APS sensors are into the realms of diminishing returns - people are smoking something if they really expected something dramatically better than the competition or even older sensors.
If NR or other processing are employed in raw, then it's something you can't by-pass, so it doesn't matter how the images would look without it. The raw, unprocessed sensor data is photographically irrelevant, if you aren't given access to it.
And the test results from DxO and others, who test unconverted raw files, are affected if the files are 'cooked'. DxO usually notes when they suspect 'smoothing', as they call it, but they can't show you what the sensor would be capable of if the files were unprocessed. They only have access to the same raw files that we do.
William5719: A 3.0 inch LCD screen when Nikon is using 3.2's now? Only one cardslot? No 100% viewfinder? Less than half the AF points of the D7100? Another featureless camera from Canon. There better be more in the production cameras or this will end up being a bigger joke than the 6D. Canon seems to be saving money by using old technology to pay for the implementation of better video. That's a mistake. It doesn't help anyone if Canon stops competing in the DSLR market.
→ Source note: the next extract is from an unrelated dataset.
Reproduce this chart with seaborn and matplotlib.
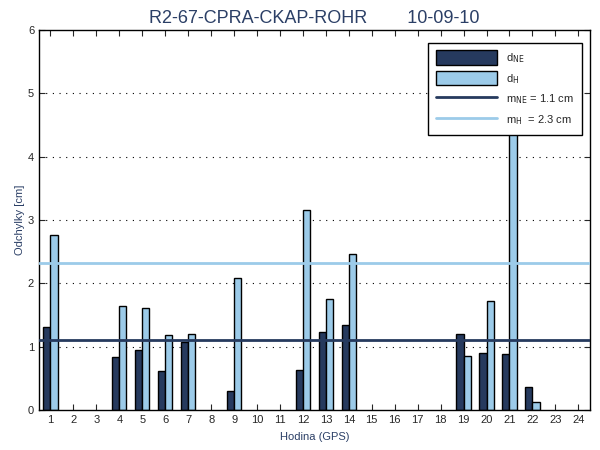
import numpy as np
import pandas as pd
import seaborn as sns
import matplotlib.pyplot as plt
from matplotlib.patches import Patch
from matplotlib.lines import Line2D

hours = [1, 4, 5, 6, 7, 9, 12, 13, 14, 19, 20, 21, 22]
d_ne = [1.31, 0.84, 0.95, 0.62, 1.07, 0.30, 0.63, 1.23, 1.34, 1.20, 0.90, 0.88, 0.36]
d_h = [2.76, 1.64, 1.61, 1.18, 1.20, 2.08, 3.16, 1.75, 2.46, 0.85, 1.72, 4.70, 0.13]
m_ne = 1.1
m_h = 2.32
all_hours = list(range(1, 25))

c_ne = "#263a5e"
c_h = "#9ccbe9"
c_txt = "#2b3f66"

dt = pd.concat(
    [
        pd.DataFrame({"hodina": hours, "val": d_ne, "typ": "NE"}),
        pd.DataFrame({"hodina": hours, "val": d_h, "typ": "H"}),
    ]
).reset_index(drop=True)

sns.set_style("ticks")
plt.rcParams["font.family"] = ["Liberation Sans", "DejaVu Sans"]

fig = plt.figure(figsize=(6, 4.5), dpi=100)
ax = fig.add_axes([0.065, 0.089, 0.918, 0.844])

for y in range(1, 6):
    ax.axhline(y, color="black", linestyle=(0, (1, 5)), linewidth=0.8, zorder=0)

sns.barplot(
    data=dt, x="hodina", y="val", hue="typ", order=all_hours,
    hue_order=["NE", "H"], palette=[c_ne, c_h], width=0.62,
    edgecolor="black", linewidth=1, saturation=1, legend=False, ax=ax,
)

ax.axhline(m_ne, color=c_ne, linewidth=2, zorder=3)
ax.axhline(m_h, color=c_h, linewidth=2, zorder=3)

ax.set_xlim(-0.5, 23.5)
ax.set_ylim(0, 6)
ax.set_yticks(range(0, 7))
ax.tick_params(direction="in", top=True, right=True, labelsize=8, length=4)
for s in ax.spines.values():
    s.set_visible(True)
    s.set_linewidth(1)
    s.set_color("black")

ax.set_xlabel("Hodina (GPS)", fontsize=8, color=c_txt, labelpad=5)
ax.set_ylabel("Odchylky [cm]", fontsize=8, color=c_txt, labelpad=2)
ax.set_title("R2-67-CPRA-CKAP-ROHR        10-09-10", fontsize=13, color=c_txt, pad=5)

handles = [
    Patch(facecolor=c_ne, edgecolor="black"),
    Patch(facecolor=c_h, edgecolor="black"),
    Line2D([], [], color=c_ne, linewidth=2),
    Line2D([], [], color=c_h, linewidth=2),
]
labels = [
    r"d$_{\mathrm{NE}}$",
    r"d$_{\mathrm{H}}$",
    r"m$_{\mathrm{NE}}$ = 1.1 cm",
    r"m$_{\mathrm{H}}$  = 2.3 cm",
]
leg = ax.legend(
    handles, labels, loc="upper right", fontsize=8, handlelength=5.5,
    handleheight=1.6, labelspacing=0.55, fancybox=False, framealpha=1,
    edgecolor="black", bbox_to_anchor=(0.985, 0.967), borderaxespad=0.0,
    borderpad=0.7,
)
leg.get_frame().set_linewidth(1)
leg.set_zorder(10)

plt.savefig("out.png", dpi=100)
So a 3-inch screen is old technology, while a 3.2-inch screen is new? You'd have to be a real gearhead or spec-fetishist, and not very interested in actual photography, if you're bothered by a slightly smaller, but still perfectly good LCD.
mpgxsvcd: It looks better than any of the Rebel cameras but I am struggling to see how it is any better than the 7D at high ISO.
I love the idea that its AFC is excellent in video mode. However, you have to buy new lenses for that and those lenses are few and far between.
I think that this update will sell a ton of cameras. However, I am not so sure that it is actually a step forward.
The Rebels, 60D and the 7D use variants of the same sensor, and the IQ differences are marginal. The 70D is better than them all; look at the shadow noise in raw, for example.
It's a real upgrade when it comes to the weather sealing too. It is sealed to the same standard as 7D, 6D and 5D3, wheras 60D only had a sealed battery compartment.